>> START

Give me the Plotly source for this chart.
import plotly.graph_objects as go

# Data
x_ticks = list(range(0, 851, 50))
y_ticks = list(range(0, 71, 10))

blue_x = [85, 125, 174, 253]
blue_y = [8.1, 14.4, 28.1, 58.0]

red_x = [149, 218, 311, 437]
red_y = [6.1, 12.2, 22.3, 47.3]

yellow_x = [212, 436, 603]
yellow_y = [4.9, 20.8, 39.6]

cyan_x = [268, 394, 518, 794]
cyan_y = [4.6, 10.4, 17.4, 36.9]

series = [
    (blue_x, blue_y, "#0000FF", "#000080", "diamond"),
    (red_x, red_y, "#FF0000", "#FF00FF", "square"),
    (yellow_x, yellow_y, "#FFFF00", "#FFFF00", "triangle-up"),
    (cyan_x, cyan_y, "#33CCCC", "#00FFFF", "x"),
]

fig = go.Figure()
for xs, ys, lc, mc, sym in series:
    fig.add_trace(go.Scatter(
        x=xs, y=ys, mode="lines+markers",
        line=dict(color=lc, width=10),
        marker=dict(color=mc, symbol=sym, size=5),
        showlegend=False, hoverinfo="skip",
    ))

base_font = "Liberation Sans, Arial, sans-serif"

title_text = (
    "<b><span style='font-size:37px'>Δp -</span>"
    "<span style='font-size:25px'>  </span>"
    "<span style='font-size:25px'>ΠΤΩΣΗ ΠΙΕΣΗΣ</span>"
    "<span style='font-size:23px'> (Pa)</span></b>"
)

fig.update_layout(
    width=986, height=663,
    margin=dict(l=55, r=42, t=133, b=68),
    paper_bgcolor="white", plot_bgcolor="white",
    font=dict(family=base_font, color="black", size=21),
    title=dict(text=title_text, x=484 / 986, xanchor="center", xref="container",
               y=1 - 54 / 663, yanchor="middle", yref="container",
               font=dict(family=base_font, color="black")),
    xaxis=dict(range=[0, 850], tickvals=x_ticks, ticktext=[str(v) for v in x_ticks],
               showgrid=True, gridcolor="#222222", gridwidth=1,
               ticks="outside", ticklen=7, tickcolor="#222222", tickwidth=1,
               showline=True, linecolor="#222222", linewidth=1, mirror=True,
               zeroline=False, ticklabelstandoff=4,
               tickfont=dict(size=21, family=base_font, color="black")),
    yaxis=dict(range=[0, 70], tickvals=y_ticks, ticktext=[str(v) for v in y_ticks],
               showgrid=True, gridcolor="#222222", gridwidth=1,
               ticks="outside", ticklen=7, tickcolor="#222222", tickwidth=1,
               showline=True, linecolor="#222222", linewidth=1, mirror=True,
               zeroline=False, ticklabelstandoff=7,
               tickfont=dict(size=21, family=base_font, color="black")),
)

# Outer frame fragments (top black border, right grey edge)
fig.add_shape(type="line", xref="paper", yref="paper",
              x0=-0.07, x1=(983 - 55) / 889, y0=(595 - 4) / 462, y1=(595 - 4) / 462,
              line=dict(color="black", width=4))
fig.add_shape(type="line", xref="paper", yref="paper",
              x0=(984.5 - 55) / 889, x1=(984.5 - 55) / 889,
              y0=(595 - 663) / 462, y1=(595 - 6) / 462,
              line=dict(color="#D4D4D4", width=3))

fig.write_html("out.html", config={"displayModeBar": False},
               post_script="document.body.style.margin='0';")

>> END
>> START

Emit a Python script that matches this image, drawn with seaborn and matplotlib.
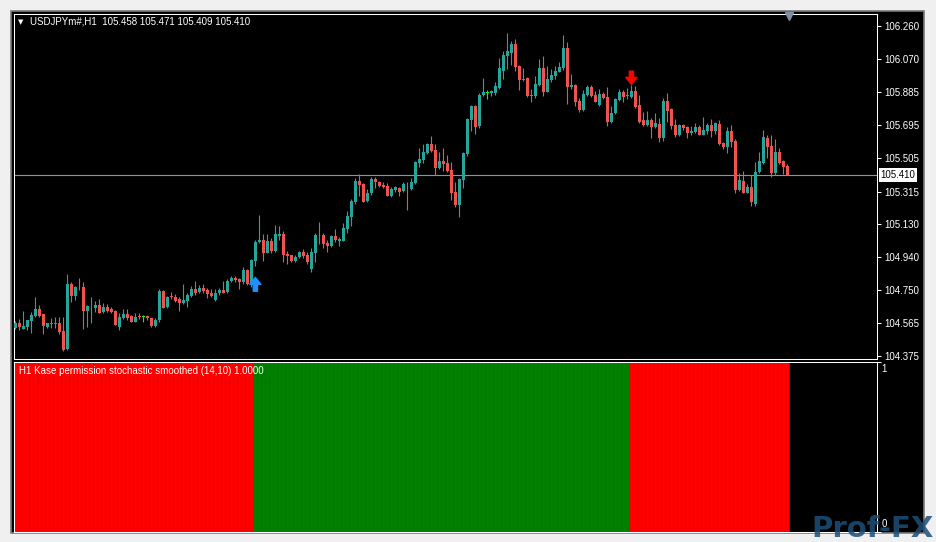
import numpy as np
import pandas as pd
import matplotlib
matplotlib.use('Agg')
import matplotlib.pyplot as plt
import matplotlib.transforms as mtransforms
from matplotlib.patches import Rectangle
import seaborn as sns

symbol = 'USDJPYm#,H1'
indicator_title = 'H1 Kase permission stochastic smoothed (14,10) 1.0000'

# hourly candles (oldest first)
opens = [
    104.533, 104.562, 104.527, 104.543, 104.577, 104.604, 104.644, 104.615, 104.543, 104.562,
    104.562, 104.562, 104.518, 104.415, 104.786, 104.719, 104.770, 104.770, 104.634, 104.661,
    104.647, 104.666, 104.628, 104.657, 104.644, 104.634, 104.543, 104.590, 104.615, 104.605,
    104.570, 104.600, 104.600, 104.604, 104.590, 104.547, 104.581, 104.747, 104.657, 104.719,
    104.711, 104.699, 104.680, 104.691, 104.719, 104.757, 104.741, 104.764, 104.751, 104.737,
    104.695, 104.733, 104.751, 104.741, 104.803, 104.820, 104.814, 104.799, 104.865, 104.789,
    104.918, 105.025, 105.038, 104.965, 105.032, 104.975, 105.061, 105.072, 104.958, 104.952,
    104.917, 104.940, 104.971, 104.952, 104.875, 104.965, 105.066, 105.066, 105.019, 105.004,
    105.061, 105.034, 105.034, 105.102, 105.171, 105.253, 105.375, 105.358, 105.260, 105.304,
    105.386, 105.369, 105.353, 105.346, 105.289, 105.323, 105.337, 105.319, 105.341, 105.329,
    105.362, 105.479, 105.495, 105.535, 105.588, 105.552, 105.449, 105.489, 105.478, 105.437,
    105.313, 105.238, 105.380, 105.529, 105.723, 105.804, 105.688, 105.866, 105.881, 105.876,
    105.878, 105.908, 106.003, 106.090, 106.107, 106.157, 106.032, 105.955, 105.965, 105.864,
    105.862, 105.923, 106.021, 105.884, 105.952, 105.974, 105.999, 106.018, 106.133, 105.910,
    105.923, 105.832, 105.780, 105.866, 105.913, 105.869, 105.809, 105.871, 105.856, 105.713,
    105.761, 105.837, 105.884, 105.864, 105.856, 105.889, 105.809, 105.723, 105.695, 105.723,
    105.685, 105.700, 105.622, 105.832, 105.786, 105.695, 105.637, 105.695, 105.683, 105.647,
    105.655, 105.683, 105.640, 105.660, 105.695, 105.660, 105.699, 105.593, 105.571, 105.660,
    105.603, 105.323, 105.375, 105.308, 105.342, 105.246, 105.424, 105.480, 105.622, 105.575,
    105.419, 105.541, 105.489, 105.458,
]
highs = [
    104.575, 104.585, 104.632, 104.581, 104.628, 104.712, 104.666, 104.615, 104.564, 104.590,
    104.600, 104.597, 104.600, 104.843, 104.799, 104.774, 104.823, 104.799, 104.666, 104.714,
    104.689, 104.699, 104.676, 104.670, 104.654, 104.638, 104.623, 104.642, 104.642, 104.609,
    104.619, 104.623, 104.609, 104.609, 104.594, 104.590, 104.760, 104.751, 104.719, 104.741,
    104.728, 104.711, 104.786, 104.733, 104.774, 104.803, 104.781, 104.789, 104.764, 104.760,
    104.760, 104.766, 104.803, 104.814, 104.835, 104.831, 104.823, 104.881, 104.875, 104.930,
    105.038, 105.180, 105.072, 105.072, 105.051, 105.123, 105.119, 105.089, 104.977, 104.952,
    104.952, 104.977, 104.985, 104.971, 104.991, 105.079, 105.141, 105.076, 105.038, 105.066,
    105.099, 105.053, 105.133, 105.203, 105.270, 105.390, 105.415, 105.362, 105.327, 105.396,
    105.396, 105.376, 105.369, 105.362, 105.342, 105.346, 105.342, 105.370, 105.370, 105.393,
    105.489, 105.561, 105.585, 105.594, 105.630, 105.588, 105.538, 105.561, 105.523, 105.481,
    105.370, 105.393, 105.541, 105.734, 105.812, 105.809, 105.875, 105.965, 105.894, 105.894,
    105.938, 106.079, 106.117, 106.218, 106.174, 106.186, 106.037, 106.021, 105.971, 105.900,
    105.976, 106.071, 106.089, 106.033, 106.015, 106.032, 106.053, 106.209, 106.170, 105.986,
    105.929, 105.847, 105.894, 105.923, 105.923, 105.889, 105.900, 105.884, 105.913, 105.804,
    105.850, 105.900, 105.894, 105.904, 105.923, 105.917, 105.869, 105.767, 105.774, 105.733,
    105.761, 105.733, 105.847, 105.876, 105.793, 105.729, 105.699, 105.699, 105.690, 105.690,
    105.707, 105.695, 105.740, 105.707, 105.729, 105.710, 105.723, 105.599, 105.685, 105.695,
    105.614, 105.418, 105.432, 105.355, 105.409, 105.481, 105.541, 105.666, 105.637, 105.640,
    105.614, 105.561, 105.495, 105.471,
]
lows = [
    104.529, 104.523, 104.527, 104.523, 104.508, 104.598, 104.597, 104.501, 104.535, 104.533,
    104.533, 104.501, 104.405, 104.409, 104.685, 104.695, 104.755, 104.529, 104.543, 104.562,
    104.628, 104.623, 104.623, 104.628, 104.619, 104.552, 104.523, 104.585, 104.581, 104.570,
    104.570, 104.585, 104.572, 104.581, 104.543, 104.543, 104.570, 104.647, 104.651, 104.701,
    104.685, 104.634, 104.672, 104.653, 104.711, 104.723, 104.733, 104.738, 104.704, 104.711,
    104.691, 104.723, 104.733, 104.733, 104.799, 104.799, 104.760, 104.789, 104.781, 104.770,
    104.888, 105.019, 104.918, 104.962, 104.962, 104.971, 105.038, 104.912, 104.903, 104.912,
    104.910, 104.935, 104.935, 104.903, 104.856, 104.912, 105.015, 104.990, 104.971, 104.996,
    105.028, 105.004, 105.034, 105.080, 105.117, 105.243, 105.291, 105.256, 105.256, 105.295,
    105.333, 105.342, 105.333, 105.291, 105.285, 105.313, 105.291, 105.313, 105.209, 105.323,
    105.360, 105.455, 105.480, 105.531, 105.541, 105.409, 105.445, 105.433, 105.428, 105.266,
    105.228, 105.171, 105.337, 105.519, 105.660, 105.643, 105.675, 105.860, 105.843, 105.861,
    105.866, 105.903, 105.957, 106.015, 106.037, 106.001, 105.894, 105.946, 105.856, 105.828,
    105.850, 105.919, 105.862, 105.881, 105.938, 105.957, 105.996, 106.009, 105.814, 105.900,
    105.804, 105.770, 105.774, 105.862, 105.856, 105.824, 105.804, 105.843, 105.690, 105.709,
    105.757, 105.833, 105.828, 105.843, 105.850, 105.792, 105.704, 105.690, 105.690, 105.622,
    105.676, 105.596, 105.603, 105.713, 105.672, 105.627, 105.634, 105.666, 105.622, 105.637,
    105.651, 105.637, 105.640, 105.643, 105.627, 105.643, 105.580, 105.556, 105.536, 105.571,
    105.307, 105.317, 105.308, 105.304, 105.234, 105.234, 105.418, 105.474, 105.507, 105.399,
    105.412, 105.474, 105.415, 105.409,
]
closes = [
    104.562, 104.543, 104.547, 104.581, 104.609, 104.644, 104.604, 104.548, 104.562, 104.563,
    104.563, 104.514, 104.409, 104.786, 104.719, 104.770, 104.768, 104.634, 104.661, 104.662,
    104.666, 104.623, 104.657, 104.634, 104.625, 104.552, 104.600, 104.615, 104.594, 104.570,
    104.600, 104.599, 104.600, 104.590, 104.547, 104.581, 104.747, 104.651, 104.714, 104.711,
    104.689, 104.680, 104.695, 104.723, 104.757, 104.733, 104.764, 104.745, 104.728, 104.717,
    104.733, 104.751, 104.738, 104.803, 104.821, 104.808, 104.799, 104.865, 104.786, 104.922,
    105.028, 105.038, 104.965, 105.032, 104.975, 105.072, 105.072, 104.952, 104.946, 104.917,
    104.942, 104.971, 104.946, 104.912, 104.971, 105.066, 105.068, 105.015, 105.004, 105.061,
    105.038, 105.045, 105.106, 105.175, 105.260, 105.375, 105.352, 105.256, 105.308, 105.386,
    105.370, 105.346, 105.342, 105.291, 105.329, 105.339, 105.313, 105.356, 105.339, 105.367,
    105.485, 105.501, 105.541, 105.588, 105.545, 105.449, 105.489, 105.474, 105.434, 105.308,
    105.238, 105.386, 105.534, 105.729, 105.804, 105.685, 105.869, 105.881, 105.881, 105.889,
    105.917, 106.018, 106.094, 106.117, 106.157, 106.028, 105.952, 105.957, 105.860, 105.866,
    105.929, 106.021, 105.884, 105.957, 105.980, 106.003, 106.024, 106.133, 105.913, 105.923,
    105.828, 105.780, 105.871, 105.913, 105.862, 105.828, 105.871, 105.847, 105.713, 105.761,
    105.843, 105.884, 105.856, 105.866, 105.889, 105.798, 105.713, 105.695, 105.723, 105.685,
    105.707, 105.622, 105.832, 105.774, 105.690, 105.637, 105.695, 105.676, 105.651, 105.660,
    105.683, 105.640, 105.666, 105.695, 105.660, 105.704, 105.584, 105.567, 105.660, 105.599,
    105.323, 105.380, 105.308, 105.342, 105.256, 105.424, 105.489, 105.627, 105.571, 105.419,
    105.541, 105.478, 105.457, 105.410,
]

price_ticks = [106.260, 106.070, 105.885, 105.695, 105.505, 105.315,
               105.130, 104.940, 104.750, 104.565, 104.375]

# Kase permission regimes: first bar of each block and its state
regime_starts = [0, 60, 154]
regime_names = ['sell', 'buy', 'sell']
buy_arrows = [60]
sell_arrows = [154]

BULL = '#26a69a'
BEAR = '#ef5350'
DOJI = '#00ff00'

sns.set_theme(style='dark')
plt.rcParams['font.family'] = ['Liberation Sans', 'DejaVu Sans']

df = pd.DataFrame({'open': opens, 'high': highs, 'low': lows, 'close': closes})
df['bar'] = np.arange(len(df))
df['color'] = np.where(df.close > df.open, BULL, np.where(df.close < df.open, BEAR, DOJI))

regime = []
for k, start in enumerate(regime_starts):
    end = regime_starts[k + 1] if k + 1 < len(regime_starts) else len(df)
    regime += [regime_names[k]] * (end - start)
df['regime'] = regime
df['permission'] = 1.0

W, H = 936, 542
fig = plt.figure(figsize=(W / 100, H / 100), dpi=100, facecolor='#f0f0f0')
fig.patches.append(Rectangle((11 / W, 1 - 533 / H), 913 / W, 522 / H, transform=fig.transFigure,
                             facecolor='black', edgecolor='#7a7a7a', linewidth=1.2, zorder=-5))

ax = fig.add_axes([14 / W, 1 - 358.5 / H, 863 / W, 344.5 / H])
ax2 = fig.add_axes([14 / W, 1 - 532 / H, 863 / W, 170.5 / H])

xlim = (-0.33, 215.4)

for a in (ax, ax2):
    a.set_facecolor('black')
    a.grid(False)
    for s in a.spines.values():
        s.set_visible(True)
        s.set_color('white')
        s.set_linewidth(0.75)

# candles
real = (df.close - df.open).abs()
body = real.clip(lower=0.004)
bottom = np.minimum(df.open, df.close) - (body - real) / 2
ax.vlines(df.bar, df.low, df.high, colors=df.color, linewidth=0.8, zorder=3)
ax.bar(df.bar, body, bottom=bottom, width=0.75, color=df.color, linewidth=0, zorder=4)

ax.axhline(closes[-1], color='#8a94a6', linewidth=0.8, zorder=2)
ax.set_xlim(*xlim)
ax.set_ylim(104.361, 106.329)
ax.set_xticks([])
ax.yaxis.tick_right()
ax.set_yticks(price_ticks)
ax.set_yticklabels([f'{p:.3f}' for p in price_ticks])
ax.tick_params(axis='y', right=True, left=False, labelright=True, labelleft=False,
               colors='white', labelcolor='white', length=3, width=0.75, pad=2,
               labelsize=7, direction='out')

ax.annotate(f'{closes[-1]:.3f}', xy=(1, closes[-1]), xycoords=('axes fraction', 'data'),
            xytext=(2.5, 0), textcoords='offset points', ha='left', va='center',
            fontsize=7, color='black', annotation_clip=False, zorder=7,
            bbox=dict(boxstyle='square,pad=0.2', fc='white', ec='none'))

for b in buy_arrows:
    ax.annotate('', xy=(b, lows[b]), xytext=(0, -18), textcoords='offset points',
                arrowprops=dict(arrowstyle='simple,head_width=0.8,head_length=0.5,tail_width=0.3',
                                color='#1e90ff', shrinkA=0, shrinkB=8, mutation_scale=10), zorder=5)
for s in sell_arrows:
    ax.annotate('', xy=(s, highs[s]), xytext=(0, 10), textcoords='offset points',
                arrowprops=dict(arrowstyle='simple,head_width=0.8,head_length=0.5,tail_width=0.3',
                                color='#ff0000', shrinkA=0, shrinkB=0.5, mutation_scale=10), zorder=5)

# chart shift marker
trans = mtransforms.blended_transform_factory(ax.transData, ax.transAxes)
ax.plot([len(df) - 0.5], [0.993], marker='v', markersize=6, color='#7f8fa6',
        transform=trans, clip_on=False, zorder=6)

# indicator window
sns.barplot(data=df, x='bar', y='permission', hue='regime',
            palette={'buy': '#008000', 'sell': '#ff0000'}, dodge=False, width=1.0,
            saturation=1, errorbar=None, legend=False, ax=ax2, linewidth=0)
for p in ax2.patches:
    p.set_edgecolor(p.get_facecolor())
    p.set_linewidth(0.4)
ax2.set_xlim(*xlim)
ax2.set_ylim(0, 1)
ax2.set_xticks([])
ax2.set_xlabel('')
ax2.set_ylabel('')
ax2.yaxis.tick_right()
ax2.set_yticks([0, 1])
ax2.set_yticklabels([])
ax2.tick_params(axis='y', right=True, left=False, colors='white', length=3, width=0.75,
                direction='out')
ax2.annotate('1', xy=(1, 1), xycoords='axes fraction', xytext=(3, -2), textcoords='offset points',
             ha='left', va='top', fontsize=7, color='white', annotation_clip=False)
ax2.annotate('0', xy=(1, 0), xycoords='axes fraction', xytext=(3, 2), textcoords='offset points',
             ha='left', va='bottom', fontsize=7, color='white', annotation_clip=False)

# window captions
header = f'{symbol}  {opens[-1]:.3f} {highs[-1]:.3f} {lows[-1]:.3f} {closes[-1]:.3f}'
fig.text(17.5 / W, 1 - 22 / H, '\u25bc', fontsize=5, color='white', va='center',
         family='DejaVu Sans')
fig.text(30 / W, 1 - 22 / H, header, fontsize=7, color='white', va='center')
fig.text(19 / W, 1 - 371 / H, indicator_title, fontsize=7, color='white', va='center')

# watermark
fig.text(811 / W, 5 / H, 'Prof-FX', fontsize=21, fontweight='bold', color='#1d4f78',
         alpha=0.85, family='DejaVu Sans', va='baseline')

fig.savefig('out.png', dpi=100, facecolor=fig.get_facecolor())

>> END
>> START

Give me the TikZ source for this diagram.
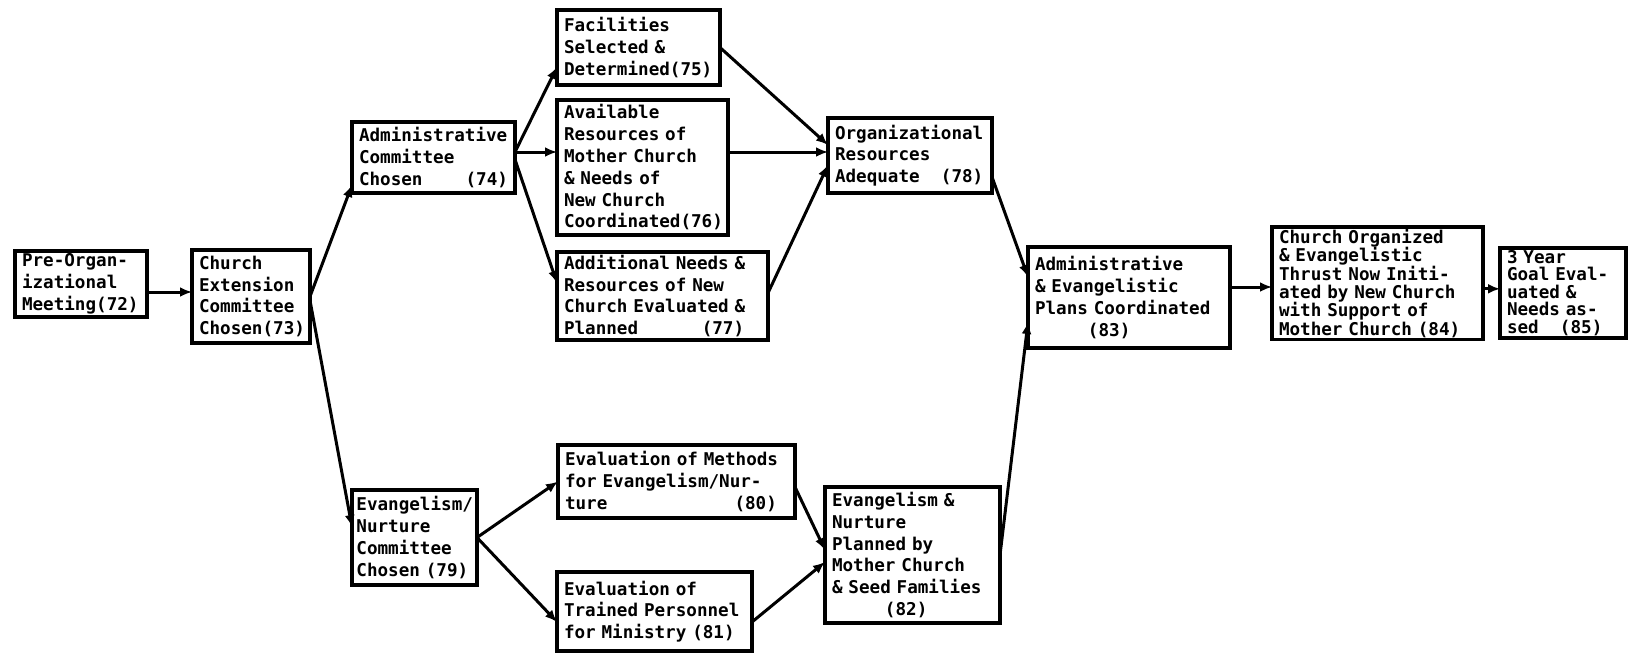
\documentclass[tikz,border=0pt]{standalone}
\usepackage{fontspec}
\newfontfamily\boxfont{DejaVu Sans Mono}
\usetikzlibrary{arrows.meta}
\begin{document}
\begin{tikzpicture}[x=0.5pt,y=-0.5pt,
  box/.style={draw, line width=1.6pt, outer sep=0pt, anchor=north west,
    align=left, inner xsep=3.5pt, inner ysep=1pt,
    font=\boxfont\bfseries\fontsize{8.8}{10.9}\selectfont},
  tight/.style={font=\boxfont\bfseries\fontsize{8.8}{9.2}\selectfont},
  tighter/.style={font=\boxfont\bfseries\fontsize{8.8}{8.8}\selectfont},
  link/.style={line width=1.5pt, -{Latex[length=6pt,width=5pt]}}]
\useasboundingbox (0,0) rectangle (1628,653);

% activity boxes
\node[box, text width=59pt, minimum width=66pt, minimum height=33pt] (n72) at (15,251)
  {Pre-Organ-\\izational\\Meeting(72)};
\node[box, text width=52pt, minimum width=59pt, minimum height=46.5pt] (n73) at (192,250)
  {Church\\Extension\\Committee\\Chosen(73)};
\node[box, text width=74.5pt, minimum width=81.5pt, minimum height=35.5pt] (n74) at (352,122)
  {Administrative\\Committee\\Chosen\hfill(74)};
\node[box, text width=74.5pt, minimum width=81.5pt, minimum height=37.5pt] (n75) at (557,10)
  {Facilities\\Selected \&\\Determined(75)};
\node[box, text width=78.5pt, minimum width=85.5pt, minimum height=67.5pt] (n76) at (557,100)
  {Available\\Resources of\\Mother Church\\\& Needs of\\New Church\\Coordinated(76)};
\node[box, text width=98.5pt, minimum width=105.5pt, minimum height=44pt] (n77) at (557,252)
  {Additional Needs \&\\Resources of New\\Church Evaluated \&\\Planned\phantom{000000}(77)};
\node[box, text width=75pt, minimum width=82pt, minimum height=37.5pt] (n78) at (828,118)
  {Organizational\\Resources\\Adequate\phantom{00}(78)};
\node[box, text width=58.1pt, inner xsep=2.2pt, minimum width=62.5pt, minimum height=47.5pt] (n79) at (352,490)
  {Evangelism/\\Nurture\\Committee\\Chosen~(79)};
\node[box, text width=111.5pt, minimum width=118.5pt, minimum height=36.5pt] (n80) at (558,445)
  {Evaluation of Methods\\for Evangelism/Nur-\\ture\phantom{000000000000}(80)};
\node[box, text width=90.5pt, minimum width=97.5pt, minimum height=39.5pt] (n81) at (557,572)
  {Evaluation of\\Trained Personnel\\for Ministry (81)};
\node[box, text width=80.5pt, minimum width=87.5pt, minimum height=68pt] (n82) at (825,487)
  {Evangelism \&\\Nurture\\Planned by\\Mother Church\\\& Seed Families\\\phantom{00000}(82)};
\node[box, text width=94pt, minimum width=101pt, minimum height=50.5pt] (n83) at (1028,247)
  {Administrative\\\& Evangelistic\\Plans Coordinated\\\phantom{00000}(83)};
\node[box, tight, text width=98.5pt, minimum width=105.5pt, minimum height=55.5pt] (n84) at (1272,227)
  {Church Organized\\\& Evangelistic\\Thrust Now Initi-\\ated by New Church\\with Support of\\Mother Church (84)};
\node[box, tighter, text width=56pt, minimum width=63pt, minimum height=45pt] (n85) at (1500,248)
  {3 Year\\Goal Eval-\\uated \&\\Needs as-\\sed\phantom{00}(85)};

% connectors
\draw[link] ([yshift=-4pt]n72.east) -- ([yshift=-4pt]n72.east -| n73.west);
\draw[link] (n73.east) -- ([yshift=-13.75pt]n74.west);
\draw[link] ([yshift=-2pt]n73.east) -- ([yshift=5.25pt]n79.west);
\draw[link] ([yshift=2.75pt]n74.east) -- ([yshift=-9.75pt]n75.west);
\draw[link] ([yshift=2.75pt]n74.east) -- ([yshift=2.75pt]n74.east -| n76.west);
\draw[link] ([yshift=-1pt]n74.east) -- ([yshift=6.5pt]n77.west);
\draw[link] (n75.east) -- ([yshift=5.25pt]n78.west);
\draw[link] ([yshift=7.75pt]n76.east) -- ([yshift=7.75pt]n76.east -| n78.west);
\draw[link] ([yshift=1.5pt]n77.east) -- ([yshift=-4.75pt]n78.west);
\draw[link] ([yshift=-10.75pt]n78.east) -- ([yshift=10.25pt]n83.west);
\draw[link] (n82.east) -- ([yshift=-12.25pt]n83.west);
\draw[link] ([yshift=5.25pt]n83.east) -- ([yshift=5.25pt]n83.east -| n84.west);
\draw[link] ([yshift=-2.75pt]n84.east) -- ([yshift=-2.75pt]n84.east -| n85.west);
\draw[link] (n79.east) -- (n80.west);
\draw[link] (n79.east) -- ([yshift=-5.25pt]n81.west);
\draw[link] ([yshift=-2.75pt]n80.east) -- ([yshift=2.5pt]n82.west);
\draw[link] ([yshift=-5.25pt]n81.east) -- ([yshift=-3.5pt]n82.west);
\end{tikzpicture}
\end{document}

>> END

SHORT EXERCISE: Starting at the line that contains "Give me the Plotly source for this chart." and ending at the line that contains "cyan_y = [4.6, 10.4, 17.4, 36.9]", retype each line exactly; omit everything outside that range.

RESPONSE TO THE EXERCISE:
Give me the Plotly source for this chart.
import plotly.graph_objects as go

# Data
x_ticks = list(range(0, 851, 50))
y_ticks = list(range(0, 71, 10))

blue_x = [85, 125, 174, 253]
blue_y = [8.1, 14.4, 28.1, 58.0]

red_x = [149, 218, 311, 437]
red_y = [6.1, 12.2, 22.3, 47.3]

yellow_x = [212, 436, 603]
yellow_y = [4.9, 20.8, 39.6]

cyan_x = [268, 394, 518, 794]
cyan_y = [4.6, 10.4, 17.4, 36.9]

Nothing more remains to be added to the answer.